As soon as that panic arrived, “shelves were empty as customers bought food to stock their pantries and bought up toilet paper,” causing what Sankaran named the “toilet paper trauma.”

He explained that even before COVID-19, there was a “tremendous amount of change and dislocation (in the industry) … We are overstored in grocery (retailers) in the United States so there is fierce competition. The competition is changing and the formats are changing. First there were the mass merchants, then the big box stores and then the discounters.”

All of these forced change onto customers, funneling them to shop the way the industry directed. Sankaran said that because of the pandemic: “Customers have told the industry that they want to shop the way they want to shop, and not how the store wants them to shop … The industry is changing to accommodate that trend.”

When asked if he had a plan going forward when the pandemic arrived, Sandarac replied: “Can you have a strategy for being punched in the face? Because that’s what it felt like.”

Vivek Sankaran
Vivek Sankaran

Sankaran was speaking to the membership of the Boise Metro Chamber on Dec. 11. Albertsons is the second-largest sole-channel grocery retailer in the country and the tenth-largest overall retailer in terms of revenue. The firm was founded and is still headquartered in Boise.

Like most other business events of 2020, Sankaran’s talk was virtual. It was also nine months late. Originally, the chamber had booked him to speak in March, but as Sankaran said near the beginning of his presentation: “In the first week of March, the world changed around us.”

Describing Abertsons’ response to the pandemic since then, “It’s been a sprint and an obstacle course,” Sankaran said. In talking about how Albertsons responding to the challenges posed by COVID-19, he praised the firm’s front line workers and gave them credit for getting Albertsons through the pandemic safely and with increased sales. In doing so, he outlined how empowering the front line to navigate Albertsons’ pandemic response led the company to a fresh emphasis on a “frontline management approach.”

In an explanation that was evocative of Robert Townsend’s Up the Organization, Sankaran stated that is was the front line that came up with innovations to safely sell groceries and get them into customer hands through new delivery channels like curbside pick-up and delivery: “As a leader, I don’t know everything. Those on the front line, (they) know what has to happen, then and there … So we built our response around those on the front line. They are the team closest to the action (with the knowledge) to make the decisions.”

Sankaran also talked about Albertsons’ efforts to improve the company’s diversity response. “We have an elevated focus on diversity but we still have a long way to,” said the man born in India who currently leads one of the most diverse C-suites in retail. He joined Albertsons in April 2019 after ten years at PepsiCo. Out of the firm’s 300,000 associates, 120,000 are persons of color.

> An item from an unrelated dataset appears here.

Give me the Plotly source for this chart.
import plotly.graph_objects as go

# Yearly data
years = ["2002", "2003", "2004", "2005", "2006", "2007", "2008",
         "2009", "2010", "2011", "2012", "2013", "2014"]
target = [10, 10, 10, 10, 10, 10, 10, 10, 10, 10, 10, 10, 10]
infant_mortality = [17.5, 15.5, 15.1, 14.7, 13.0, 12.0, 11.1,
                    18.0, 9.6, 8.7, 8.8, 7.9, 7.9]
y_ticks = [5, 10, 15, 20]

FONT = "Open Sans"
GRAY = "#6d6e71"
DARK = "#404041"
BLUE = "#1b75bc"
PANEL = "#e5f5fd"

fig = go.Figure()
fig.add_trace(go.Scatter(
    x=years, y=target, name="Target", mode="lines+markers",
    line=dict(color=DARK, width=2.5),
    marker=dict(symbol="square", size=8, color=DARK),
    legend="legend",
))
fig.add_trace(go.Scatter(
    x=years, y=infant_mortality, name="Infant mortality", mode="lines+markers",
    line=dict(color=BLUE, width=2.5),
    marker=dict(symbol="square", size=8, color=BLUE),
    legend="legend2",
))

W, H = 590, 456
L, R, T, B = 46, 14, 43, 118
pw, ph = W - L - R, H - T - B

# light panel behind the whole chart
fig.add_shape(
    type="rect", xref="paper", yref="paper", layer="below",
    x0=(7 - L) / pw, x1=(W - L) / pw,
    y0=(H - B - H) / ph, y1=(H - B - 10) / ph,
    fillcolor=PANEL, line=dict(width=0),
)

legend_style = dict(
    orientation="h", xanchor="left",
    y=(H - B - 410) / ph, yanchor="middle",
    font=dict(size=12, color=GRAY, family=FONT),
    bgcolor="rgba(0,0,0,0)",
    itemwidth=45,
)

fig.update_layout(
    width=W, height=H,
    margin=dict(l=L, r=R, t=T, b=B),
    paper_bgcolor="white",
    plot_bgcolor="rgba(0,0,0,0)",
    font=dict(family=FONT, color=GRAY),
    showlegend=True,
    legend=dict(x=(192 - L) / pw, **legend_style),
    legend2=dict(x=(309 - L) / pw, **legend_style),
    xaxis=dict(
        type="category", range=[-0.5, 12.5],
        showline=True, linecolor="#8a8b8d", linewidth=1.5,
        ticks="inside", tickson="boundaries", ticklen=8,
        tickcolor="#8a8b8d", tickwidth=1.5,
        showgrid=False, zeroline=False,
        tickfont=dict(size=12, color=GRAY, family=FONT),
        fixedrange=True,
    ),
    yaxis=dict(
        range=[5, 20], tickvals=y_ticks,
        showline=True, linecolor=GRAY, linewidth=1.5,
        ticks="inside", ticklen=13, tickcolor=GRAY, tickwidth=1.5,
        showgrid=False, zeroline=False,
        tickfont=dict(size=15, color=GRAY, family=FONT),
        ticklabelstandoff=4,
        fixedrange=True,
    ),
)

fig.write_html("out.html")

Sankaran also profiled the company, commenting that Joseph Albertson started the chain in 1939 at the corner of State Street and 16th in Boise. There has always been an Albertsons at the location. He also pointed out that with the acquisition of Shaw’s in New England, the oldest store in the Albertsons family of grocery stores was started in 1860 in Boston.

Sankaran wrapped up by saying that Albertsons’ vision moving forward was to be locally great and nationally strong. “I have inherited an amazing company and an amazing culture. We roll up our sleeves and get the job done.”